The trip overlapped with Chanukah, and we had brought a chanukiyah and candles so that we could celebrate each night of the holiday (although I have no memory of either latkes or sufganiyot). Sharing the ritual with our hosts, most of whom had no idea what a "Jew" was, much less an inkling of the story behind the holiday, meant that I had to write a short drash (especially short--each sentence needed to be translated into Spanish to share with our hosts) about the holiday and what it meant.

The drash =was= short. I talked about how we celebrated events that occurred 2000 years ago when Judah Maccabbee--our Sandino--along with his father and brothers had led a successful revolt against the ruling tyrant. But, I continued, we don't celebrate the military victory. Relatively speaking, a military victory is easy. The hard part is creating a just, sustainable society, something that began with the miracle of oil that burned for 8 days (explain story of miracle), but then needed ongoing efforts and vigilance.
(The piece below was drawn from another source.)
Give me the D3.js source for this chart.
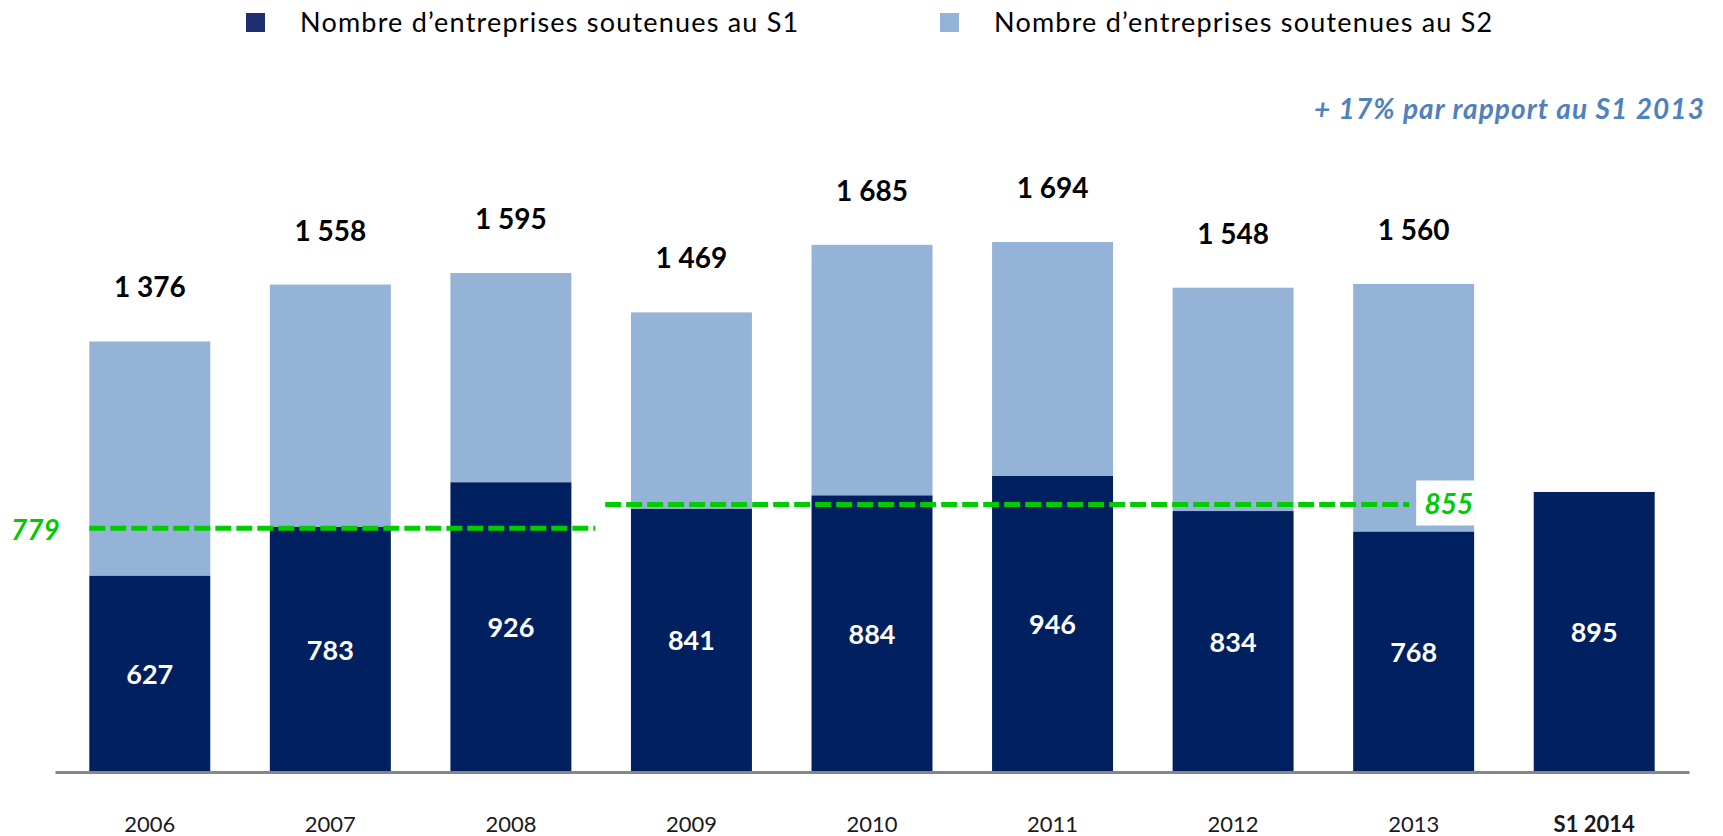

We didn't talk about how the Maccabbees ended up Hellenized, themselves, nor the ensuing period of war, fratricide, and ultimately, takeover by the Romans. We were hopeful at the time that the Sandinistas would succeed where the Maccabbees had failed. This year, I reflect that our own society, here in America where I was born, and where I have lived most of my life. We need to rededicate ourselves to fulfilling that promise first made by the Maccabbees.

As the days lengthen, and as we move again towards Spring, may the lights of Chanukah provide us with inspiration to re-engage with each other and find ways to create that just, caring society.